Away we go. She is quite entertained simply skating around for a while, occasionally sending poor Eric Staal repeatedly into the boards, then crosses the goal line and the whistle blows.

“You can’t cross the little line, sweetie.”

“Oh.”

Next skater comes and she skates around some more and crosses the goal line. Tweet.

“Don’t forget, you can’t cross the line.”

Next skater comes and she skates and pushes the right thumbstick forward and shoots, all by herself! This gets her excited but soon enough Daniel Alfredsson ends our run and the game ends. I set up a rematch and she skates in as Eric Staal again, wrists it from the slot and deflects one off the pads and scores!

“Yay Julia!” I’m pretty sure I scared her by yelling so loudly. “You scored!” She raises the controller over her head and bounces up and down in celebration.

Spezza skates in, toe drags and puts a nice one past Ward. Crap. I figured she might actually win it. Matt Cullen (allpraisehisname) skates in next and Julia skates past the goal line again. Ah well. Heatley takes his turn and boofs it so it’s Cory Stillman up next.

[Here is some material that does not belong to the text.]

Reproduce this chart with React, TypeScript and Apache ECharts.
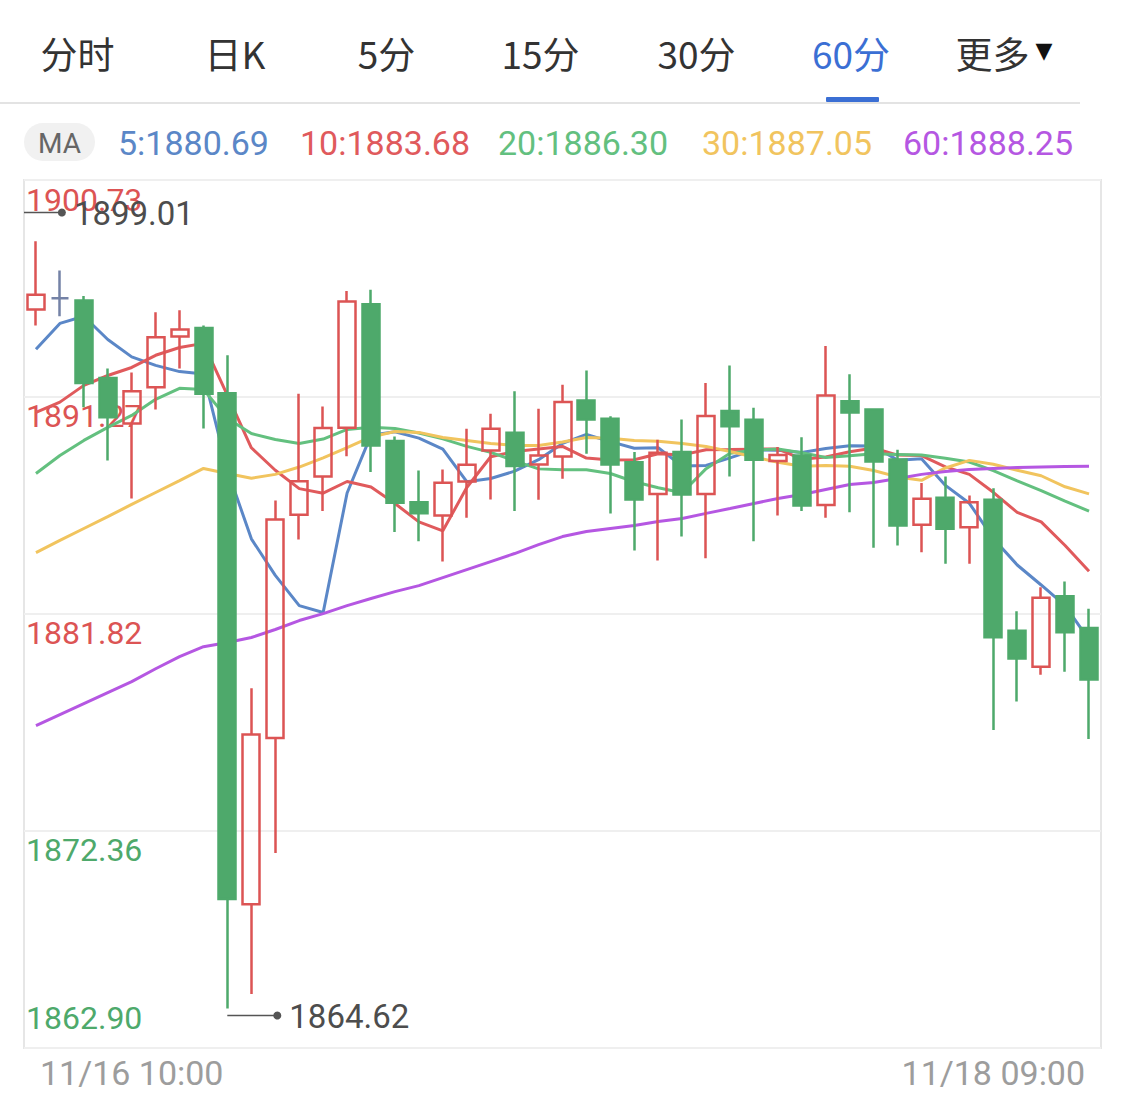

Julia skates in, wrists one which deflects off the glove and through Gerber’s legs for a goal! Winner, Julia! Her second NHL08 shootout ever and she wins it. At 4 and a half years old.

Almost brings a tear to my eye.

I hate cash

Monday, April 30th, 2007

This will be short as I’m currently being ridden as only a ten cent whore can know, but I had to mention that Cat and I celebrated our tenth anniversary this past week in Napa Valley. We ate our anniversary meal at Cyrus. We, as they sometimes say, went all out. I ate several things I thought would never cross my lips like bone marrow, duck liver, and brains. It was, frankly, a once in a lifetime experience and truly glorious.

Thankfully, it shall be a once in a lifetime experience since they demanded essentially all of my money to feed us those seven (!) succulent courses.

Where do you see yourself in 5 years?

Tuesday, February 27th, 2007

Yesterday I had a quick lunch at a Chick-Fil-A restaurant, reading my book and just relaxing and taking a break. A gentleman near me wasn’t relaxing. He was interviewing. It was the most depressing attack on dignity I think I’d ever heard.

I imagine among fast food joints there are worse jobs. I worked at McDonalds when I was 16 and it was a wonderful opportunity to learn important concepts like “graduating from college” and “never, ever working in the food service industry.” This fellow was older and had obviously done a lot in his life. He had military experience, had had many jobs. And yet here was this greasy, middle-aged Chick-Fil-A manager asking him weighty questions as he interviewed for a minimum wage job at a goddamned fast food joint.

“Who are your heroes and why?”

I tried hard not to pay attention. I really wanted to read my book but as automobile crashes tend to draw the eye, I simply couldn’t help trying to bend an ear to listen in. The interviewee was facing away from me so I couldn’t really hear all of his answers. He tried gamely to tell this jackass what he needed to hear to offer him a job slinging fries or working the cash register.

“When you’re getting ready for work, what kinds of things do you pay special attention to?”

Lacing my shoes? Assuring myself that my underwear is crisply starched? Determine whether to wax my ass?

“Tell me how you work with a team.”

I find teams are better when they leave me alone.

And, of course, they’re performing this interview out in the restaurant at a spare table. Not that there’s anything wrong with working there, quite honestly. There’s nothing shameful about it. But be realistic in your interviewing demands if you’re offering minimum wage work.